I’ll start by making the following perfectly clear: I do not recommend Burn After Reading. I found it hilarious practically from start to finish but I’m pretty sure that a lot of people will flat out hate it and, if you’re one of them, I don’t want you to pin it on me.
Of course, if you’re American, it’s done and dusted. In Australia, the fun is only beginning. My audience laughed a lot, and it was a pretty much sold out advance screening (seat E3, baby): but at the same time as the laughter was happening, some were heard to say “this is ridiculous!” And it is. It really is.
CIA Analyst Osbourne Cox (John Malkovich) quits his job over a demotion for his alleged “drinking problem” (“You’re a Mormon! By comparison everyone has a drinking problem!”) and decides to write his “memoirs”. Meanwhile his wife, Katie (Tilda Swinton), has been conducting an affair with Harry Pfarrer (George Clooney) and wants to divorce Cox, so her solicitors suggest that she collects his financial details …
There’s not much point explaining the story, suffice it to say: Cox’s info falls into the hands of gym staffers Chad (Brad Pitt) and Linda (Frances McDormand), and they want to be rewarded for its return. Cox has other plans. Everyone has multiple plans. Very few of them achieve fruition without hitch.
Burn After Reading takes a bit of time to pick up steam; in its early days, apart from Cox being a foul mouthed and bad tempered fellow, everyone is very WASPish and refined. It’s not really until the gym staff are introduced that the movie becomes something not quite right in the best possible way: the film becomes irrevocably unhinged and is all the better for that. The word that I find best to describe the story, the characters and everything that they do and say is simply “stupid”. This is not an insult in any form: it’s the third in the Coen Brothers’ “trilogy of idiots” starring George Clooney. It’s a movie of surfaces: no one in this movie has any depth (“they all seem to be sleeping with each other”), no one is particularly likeable, and certainly no one takes the most sensible or even obvious course of action given any circumstance they find themselves in. The level of incredulity that the film exhibits becomes brazen to the point that I had difficulty stopping my laughter – not that I wanted to at any point.

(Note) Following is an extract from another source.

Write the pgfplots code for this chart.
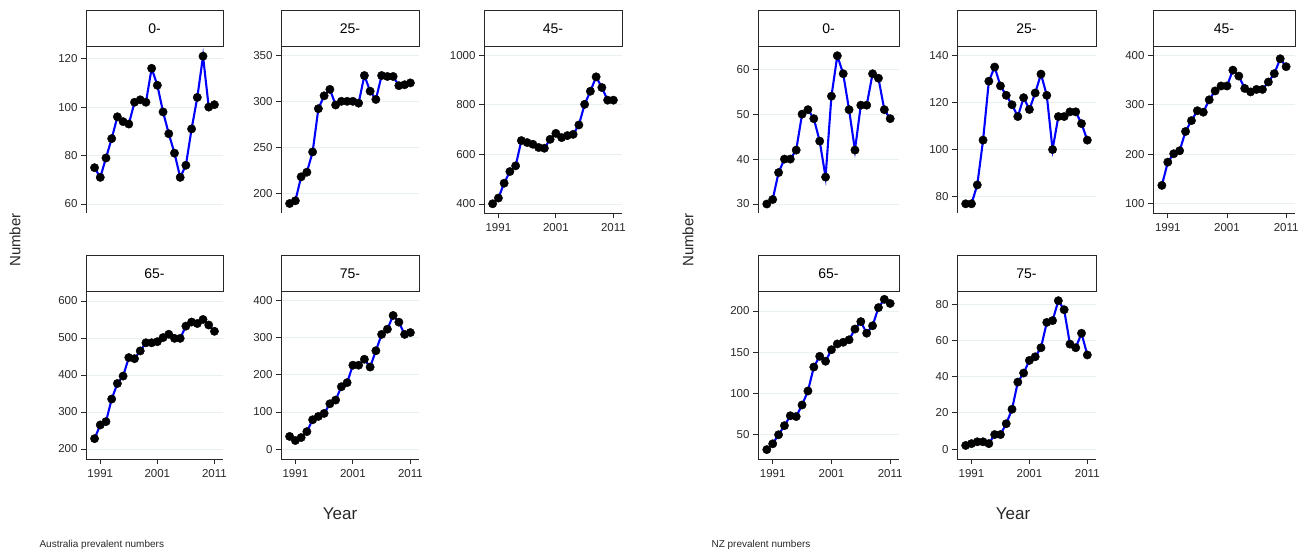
\documentclass[border=0pt]{standalone}
\usepackage{fontspec}
\setmainfont{Liberation Sans}
\usepackage{pgfplots}
\pgfplotsset{compat=1.18}
\usepackage{pgfplotstable}
\definecolor{gridc}{RGB}{232,240,242}
\definecolor{lineblue}{RGB}{0,0,255}
\definecolor{axc}{RGB}{40,40,40}

\pgfplotstableread{
year a0 a25 a45 a65 a75
1990 75 189 401 228 34
1991 71 192 424 265 23
1992 79 218 484 274 31
1993 87 223 531 335 47
1994 96 245 554 377 79
1995 94 292 656 397 88
1996 93 306 648 447 96
1997 102 313 641 444 122
1998 103 296 628 465 132
1999 102 300 625 487 168
2000 116 300 661 487 179
2001 109 300 685 490 226
2002 98 298 668 501 226
2003 89 328 676 510 242
2004 81 311 681 499 221
2005 71 302 719 499 265
2006 76 328 802 532 309
2007 91 327 855 543 323
2008 104 327 913 539 360
2009 121 317 870 550 342
2010 100 318 819 535 309
2011 101 320 819 518 314
}\AU

\pgfplotstableread{
year n0 n25 n45 n65 n75
1990 30 77 137 32 2
1991 31 77 184 39 3
1992 37 85 201 50 4
1993 40 104 207 61 4
1994 40 129 246 73 3
1995 42 135 268 72 8
1996 50 127 288 86 8
1997 51 123 285 103 14
1998 49 119 310 132 22
1999 44 114 328 145 37
2000 36 122 338 139 42
2001 54 117 338 153 49
2002 63 124 370 160 51
2003 59 132 358 162 56
2004 51 123 333 165 70
2005 42 100 326 178 71
2006 52 114 331 187 82
2007 52 114 331 173 77
2008 59 116 346 182 58
2009 58 116 363 204 56
2010 51 111 393 214 64
2011 49 104 377 209 52
}\NZ

\pgfplotsset{
 panel/.style={
   scale only axis, width=#1,
   xmin=1988.5, xmax=2012.5, xtick={1991,2001,2011},
   axis x line*=bottom, axis y line*=left,
   axis line style={line width=0.8pt, axc, -},
   tick style={line width=0.8pt, axc},
   tick align=outside, major tick length=5pt,
   minor tick num=0,
   ymajorgrids, grid style={gridc, line width=0.8pt},
   scaled ticks=false,
   /pgf/number format/1000 sep={},
   /pgf/number format/assume math mode=true,
   tick label style={font=\fontsize{11.5}{11.5}\selectfont, axc},
   xticklabel style={yshift=-2pt},
   every axis title/.style={at={(0.5,1)}, anchor=south, draw=axc, line width=0.8pt,
     fill=white, inner sep=0pt, minimum height=36pt, minimum width=#1,
     font=\fontsize{14}{14}\selectfont},
   clip=false,
 },
 toprow/.style={height=166pt},
 botrow/.style={height=167pt},
 mk/.style={only marks, mark=*, mark size=4.2pt, black},
 ln/.style={no marks, lineblue, line width=2.1pt},
}

\begin{document}
\begin{tikzpicture}
\useasboundingbox (0,0) rectangle (1310pt,554pt);

% ---------------- Australia ----------------
\begin{axis}[panel=137pt, toprow, at={(86pt,341pt)}, anchor=south west, hide x axis,
  ymin=56.3, ymax=124.8, ytick={60,80,100,120}, title={0-}]
 \addplot[mk] table[x=year,y=a0]{\AU};
 \addplot[ln] table[x=year,y=a0]{\AU};
\end{axis}
\begin{axis}[panel=138pt, toprow, at={(281pt,341pt)}, anchor=south west, hide x axis,
  ymin=178.7, ymax=359, ytick={200,250,300,350}, title={25-}]
 \addplot[mk] table[x=year,y=a25]{\AU};
 \addplot[ln] table[x=year,y=a25]{\AU};
\end{axis}
\begin{axis}[panel=138pt, toprow, at={(484pt,341pt)}, anchor=south west,
  ymin=363.8, ymax=1033.5, ytick={400,600,800,1000}, title={45-}]
 \addplot[mk] table[x=year,y=a45]{\AU};
 \addplot[ln] table[x=year,y=a45]{\AU};
\end{axis}
\begin{axis}[panel=137pt, botrow, at={(86pt,95pt)}, anchor=south west,
  ymin=173, ymax=624.2, ytick={200,300,400,500,600}, title={65-}]
 \addplot[mk] table[x=year,y=a65]{\AU};
 \addplot[ln] table[x=year,y=a65]{\AU};
\end{axis}
\begin{axis}[panel=138pt, botrow, at={(281pt,95pt)}, anchor=south west,
  ymin=-26.8, ymax=423.3, ytick={0,100,200,300,400}, title={75-}]
 \addplot[mk] table[x=year,y=a75]{\AU};
 \addplot[ln] table[x=year,y=a75]{\AU};
\end{axis}

\node[rotate=90, font=\fontsize{15}{15}\selectfont, axc] at (15pt,314pt) {Number};
\node[font=\fontsize{17}{17}\selectfont, axc] at (340pt,40pt) {Year};
\node[anchor=west, font=\fontsize{10}{10}\selectfont, axc] at (36pt,9pt) {Australia prevalent numbers};

% ---------------- New Zealand ----------------
\begin{axis}[panel=141pt, toprow, at={(758pt,341pt)}, anchor=south west, hide x axis,
  ymin=28.0, ymax=64.95, ytick={30,40,50,60}, title={0-}]
 \addplot[mk] table[x=year,y=n0]{\NZ};
 \addplot[ln] table[x=year,y=n0]{\NZ};
\end{axis}
\begin{axis}[panel=139pt, toprow, at={(957pt,341pt)}, anchor=south west, hide x axis,
  ymin=73.1, ymax=143.5, ytick={80,100,120,140}, title={25-}]
 \addplot[mk] table[x=year,y=n25]{\NZ};
 \addplot[ln] table[x=year,y=n25]{\NZ};
\end{axis}
\begin{axis}[panel=142pt, toprow, at={(1153pt,341pt)}, anchor=south west,
  ymin=81.2, ymax=416.8, ytick={100,200,300,400}, title={45-}]
 \addplot[mk] table[x=year,y=n45]{\NZ};
 \addplot[ln] table[x=year,y=n45]{\NZ};
\end{axis}
\begin{axis}[panel=141pt, botrow, at={(758pt,95pt)}, anchor=south west,
  ymin=20.6, ymax=222.9, ytick={50,100,150,200}, title={65-}]
 \addplot[mk] table[x=year,y=n65]{\NZ};
 \addplot[ln] table[x=year,y=n65]{\NZ};
\end{axis}
\begin{axis}[panel=139pt, botrow, at={(957pt,95pt)}, anchor=south west,
  ymin=-5.5, ymax=86.8, ytick={0,20,40,60,80}, title={75-}]
 \addplot[mk] table[x=year,y=n75]{\NZ};
 \addplot[ln] table[x=year,y=n75]{\NZ};
\end{axis}

\node[rotate=90, font=\fontsize{15}{15}\selectfont, axc] at (688pt,314pt) {Number};
\node[font=\fontsize{17}{17}\selectfont, axc] at (1013pt,40pt) {Year};
\node[anchor=west, font=\fontsize{10}{10}\selectfont, axc] at (708pt,9pt) {NZ prevalent numbers};
\end{tikzpicture}
\end{document}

Part of the film’s appeal is external: something that I had read about the film is that it has lead to a spike in sales for the two sex toys featured in the film. One of them, the Liberator Ramp, is neither named nor used in the film, but Clooney’s character carries it around a couple of times. The fact that I knew of its existence and functioned heightened those scenes for me, particularly given the absurd nature of the product’s promotion (that link there is safe, but it’s still a “sex furniture” website). It’s attention to detail that makes the movie as much as any of the obvious and deliberately overblown major elements.
Burn After Reading is also one of those unique movies in which nothing is expected; it’s impossible to guess what is going to come next, and so the exercise is naturally dismissed as pointless. I can understand why people would absolutely hate it; it conforms to no expectations, it’s sex-oriented but never sexy, and some of it actually made the audience gasp. To a certain mind, however, it’s unrelentingly funny with excellent performances from all around – and it’s nigh on impossible to gaze upon Brad Pitt in this role without laughing.
This is a bizarre cup of tea, for sure, and certainly a confusing follow up to No Country For Old Men, but heck: sit by the fire, drink it down, and labour a metaphor. You owe it to yourself.
I think I liked it more than most, but the “no one is particularly likeable” part is something that always bothers me. But to me, the whole movie is worth it just for the conversations at CIA with JK Simmons and that other guy. Absolutely brilliant. I laughed the most at those scenes, followed by Brad Pitt.
The Coens do have a habit of following up mainstream successes with perplexing and different films. They followed up Fargo with The Big Lebowski and they followed up their first feature, Blood Simple, with Raising Arizona. It’s like they’re constantly doing 180 degree turns. I actually kinda like that about them.
A lot of people may have seen No Country For Old Men, but I can’t think of one of my “mainstream” style friends who actually liked it. It was too violent, and it didn’t have an ending (in their estimations).
Something I liked about this film is that you expect Frances McDormand to provide some sort of emotional spine and … she really doesn’t. She’s among the worst of them, for sure.